Le Trio Sōra donne sa voix au Philharmonique de Radio France
Alors qu’il leur a été difficile de se rendre à l’Auditorium de Radio France, les mélomanes n’ont pas assisté au concert qu’ils attendaient. Les bonnes surprises se rencontrant souvent au détour du chemin, ils n’ont pas été déçus. Explications…
Comme un ciel noir, les difficultés se sont accumulées sur Paris ce vendredi 18 février 2022, jour de grève des transports. A l’auditorium de Radio France, les mélomanes avait pourtant rendez-vous avec l’Orchestre Philharmonique de Radio France dirigé par Mikko Franck dans un programme paritaire et lumineux. Une pièce de Cécile Chaminade et une création mondiale de la compositrice canadienne Kelly-Marie Murphy devaient alterner avec deux chefs-d’œuvre de Ravel, la Valse et Shéhérazade interprétée par Marianne Crebassa. A quelques heures du concert, la foudre s’est abattue sur les organisateurs avec l’annulation de la mezzo, indisposée. A défaut de chanteuse pour incarner les vers de Tristan Klingsor, Shéhérazade est restée en Asie, vieux pays merveilleux des contes de nourrice… Point de tempête sans chamboulement, une pièce de Mel Bonis et une de Lili Boulanger ont remplacé le cycle de mélodies imposant sans le vouloir un thème à la soirée. Avec le Ravel écourté, quatre compositrices se sont retrouvées à l’affiche nouvelle, inattendue célébration des femmes dans la musique. Et pour donner de la voix, les artistes du Trio Sōra ont apporté le rayon de soleil qui est venu chasser les nuages.

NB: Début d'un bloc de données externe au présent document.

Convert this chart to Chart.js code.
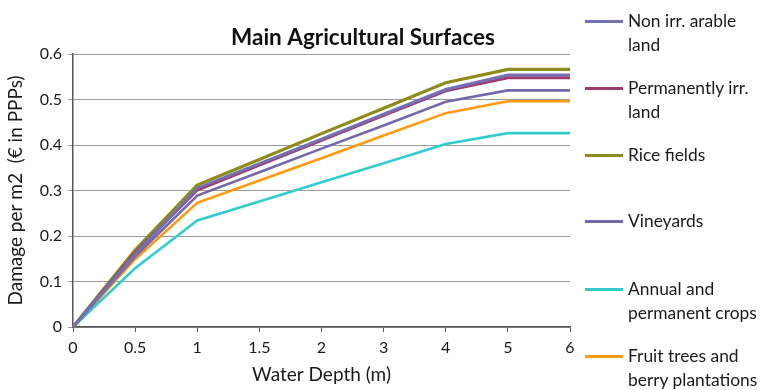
<!DOCTYPE html>
<html lang="en">
<head>
<meta charset="UTF-8">
<title>Main Agricultural Surfaces</title>
<script src="https://cdn.jsdelivr.net/npm/chart.js"></script>
<style>
    body {
        margin: 0;
        background: #fff;
        font-family: Lato, "Open Sans", sans-serif;
    }
    .wrap {
        position: relative;
        width: 770px;
        height: 390px;
    }
    #chart {
        position: absolute;
        left: 0;
        top: 0;
    }
    .legend {
        position: absolute;
        left: 585px;
        top: 0;
        width: 185px;
    }
    .legend .item {
        position: absolute;
        left: 0;
        display: flex;
        align-items: flex-start;
    }
    .legend .swatch {
        width: 38px;
        height: 3px;
        margin-top: 11px;
        margin-right: 5px;
        flex: none;
    }
    .legend .txt {
        font-size: 17.4px;
        line-height: 24px;
        color: #1a1a1a;
        white-space: nowrap;
    }
</style>
</head>
<body>
<div class="wrap">
    <canvas id="chart" width="726" height="390"></canvas>
    <div class="legend" id="legend"></div>
</div>
<script>
const depths = ["0", "0.5", "1", "1.5", "2", "3", "4", "5", "6"];
const yTicks = [0, 0.1, 0.2, 0.3, 0.4, 0.5, 0.6];

const nonIrrArable   = [0, 0.160, 0.305, 0.359, 0.413, 0.468, 0.522, 0.554, 0.554];
const permIrr        = [0, 0.163, 0.301, 0.356, 0.410, 0.465, 0.519, 0.548, 0.548];
const riceFields     = [0, 0.169, 0.312, 0.368, 0.425, 0.481, 0.537, 0.566, 0.566];
const vineyards      = [0, 0.155, 0.289, 0.340, 0.392, 0.443, 0.495, 0.520, 0.520];
const annualCrops    = [0, 0.129, 0.234, 0.276, 0.318, 0.360, 0.402, 0.426, 0.426];
const fruitTrees     = [0, 0.149, 0.273, 0.322, 0.371, 0.421, 0.470, 0.496, 0.496];

const seriesNames = [
    ["Non irr. arable", "land"],
    ["Permanently irr.", "land"],
    ["Rice fields"],
    ["Vineyards"],
    ["Annual and", "permanent crops"],
    ["Fruit trees and", "berry plantations"]
];
const seriesData = [nonIrrArable, permIrr, riceFields, vineyards, annualCrops, fruitTrees];
const colors = ["#7371B3", "#9E3A6C", "#8C8C1A", "#7468AA", "#33CCCC", "#FF9A10"];
const widths = [3, 3, 3.2, 2.6, 2.6, 2.6];
const legendTops = [9, 76, 143, 209, 277, 344];

const titleText = "Main Agricultural Surfaces";

// title drawn centred a bit right of the plot, like the original
const titlePlugin = {
    id: "titlePlugin",
    afterDraw(chart) {
        const ctx = chart.ctx;
        ctx.save();
        ctx.font = "bold 22.5px Lato, sans-serif";
        ctx.fillStyle = "#111";
        ctx.textAlign = "center";
        ctx.textBaseline = "middle";
        ctx.fillText(titleText, 363, 38);
        ctx.restore();
    }
};

const datasets = seriesData.map((d, i) => ({
    label: seriesNames[i].join(" "),
    data: d,
    borderColor: colors[i],
    backgroundColor: colors[i],
    borderWidth: widths[i],
    pointRadius: 0,
    tension: 0,
    fill: false
}));

new Chart(document.getElementById("chart"), {
    type: "line",
    data: { labels: depths, datasets: datasets },
    plugins: [titlePlugin],
    options: {
        responsive: false,
        animation: false,
        layout: { padding: { top: 54, right: 156, left: 0, bottom: 0 } },
        plugins: {
            legend: { display: false },
            title: { display: false },
            tooltip: { enabled: false }
        },
        scales: {
            x: {
                type: "category",
                offset: false,
                grid: {
                    drawOnChartArea: false,
                    drawTicks: true,
                    tickLength: 5,
                    color: "#555"
                },
                border: { color: "#555", width: 1.5 },
                ticks: {
                    color: "#1a1a1a",
                    font: { size: 16, family: "Lato" },
                    maxRotation: 0,
                    autoSkip: false,
                    padding: 6
                },
                title: {
                    display: true,
                    text: "Water Depth (m)",
                    color: "#1a1a1a",
                    font: { size: 19, family: "Lato" },
                    padding: { top: 0 }
                },
                afterFit(scale) { scale.height = 63; }
            },
            y: {
                min: 0,
                max: 0.6,
                afterBuildTicks(scale) { scale.ticks = yTicks.map(v => ({ value: v })); },
                grid: {
                    color: "#9a9a9a",
                    lineWidth: 1,
                    tickLength: 5
                },
                border: { color: "#555", width: 1.5 },
                ticks: {
                    color: "#1a1a1a",
                    font: { size: 16, family: "Lato" },
                    padding: 6,
                    callback: v => String(Math.round(v * 10) / 10)
                },
                title: {
                    display: true,
                    text: "Damage per m2  (\u20AC in PPPs)",
                    color: "#1a1a1a",
                    font: { size: 19, family: "Lato" },
                    padding: { bottom: 2 }
                },
                afterFit(scale) { scale.width = 73; }
            }
        }
    }
});

// html legend on the right
const legend = document.getElementById("legend");
seriesNames.forEach((lines, i) => {
    const item = document.createElement("div");
    item.className = "item";
    item.style.top = legendTops[i] + "px";
    const sw = document.createElement("div");
    sw.className = "swatch";
    sw.style.background = colors[i];
    const txt = document.createElement("div");
    txt.className = "txt";
    txt.innerHTML = lines.join("<br>");
    item.appendChild(sw);
    item.appendChild(txt);
    legend.appendChild(item);
});
</script>
</body>
</html>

La compositrice au talent d’homme !
Comme pour bon nombre de ses consœurs compositrices, il est désolant que le nom de Cécile Chaminade soit si négligé dans les salles de concert. Outil d’un service public nécessaire et indispensable, l’Orchestre Philharmonique de Radio France joue son rôle en offrant en ouverture de soirée la suite du ballet Callirhoë. A sa création, la pièce a connu un succès considérable tout à fait compréhensible lorsque l’on découvre la réduction d’une vingtaine de minutes bien construite avec un final décoiffant. Le programme de salle nous apprend que le compositeur et professeur Benjamin Godard, trop occupé à la création d’une nouvelle pièce, a choisi son élève la plus douée pour écrire la musique du ballet qu’il devait composer. Pour faire valoir sa remplaçante, il a déclaré : « Elle a le talent d’un homme » ! Autre temps, autres moeurs, il n’est plus besoin de porter rouflaquettes et favoris pour qu’une grande institution vous passe la commande d’une œuvre. Grâce à Radio France, le Borletti Buitoni Trust et l'association Pro Quartet-CEMC, "When I Too Long Have Looked Upon You Face" de Kelly-Marie Murphy a pu être créé devant un public peu nombreux hélas ! venu comme il a pu… Ce triple concerto diffusé en direct sur les antennes de France Musique aura sans nul doute séduit au-delà des ondes.
Les reines qui sauvent le monde
L’écriture contemporaine mélange dissonances et tonalité sans heurter les mélomanes. Déroutés par un manque de structure apparente, ils ont salué dans leurs applaudissements l’imagination et la sensibilité d’une écriture spontanée qui gagne progressivement en émotion. Kelly-Marie Murphy se dit inspirée par Stravinsky que l’on retrouve ici (surtout dans la dernière partie) avec peut-être une pointe boulézienne pour les déflagrations mélangée à, pourquoi pas, du John Williams pour le grand show. La compositrice qui possède un univers sonore assez étendu utilise un effectif orchestral fourni et parfois spectaculaire qu’elle fait dialoguer avec l’intimité du trio. Les instrumentistes du Sōra sont parfaitement mises en valeur individuellement et en groupe. Elles ont sans nul doute participé au succès de cette création mondiale sincèrement appréciée. Après l’entracte, les spectateurs ont pu admirer la très belle sensibilité du trio dans Soir et Matin de Mel Bonis, autre pièce que les mélomanes ont hâte d’entendre à nouveau, et pourquoi pas au disque, enregistré par les mêmes brillantes artistes. D’un matin de printemps de Lili Boulanger pourrait être le pendant qui apporte la fougue et une belle acuité interprétative, qualités déjà remarquées dans le CD Beethoven qui les a révélées au monde. L’Orchestre Philharmonique de Radio France en belle forme est venu conclure le concert avec Maurice Ravel et La Valse, fer de lance des ensembles symphoniques. Mikko Franck maîtrise les déferlements attendus et malgré quelques forte un peu secs, il dirige avec enthousiasme et personnalité. Ce feu d’artifice orchestral est venu couronner le quatuor de compositrices et le Trio Sōra, véritables reines de la soirée.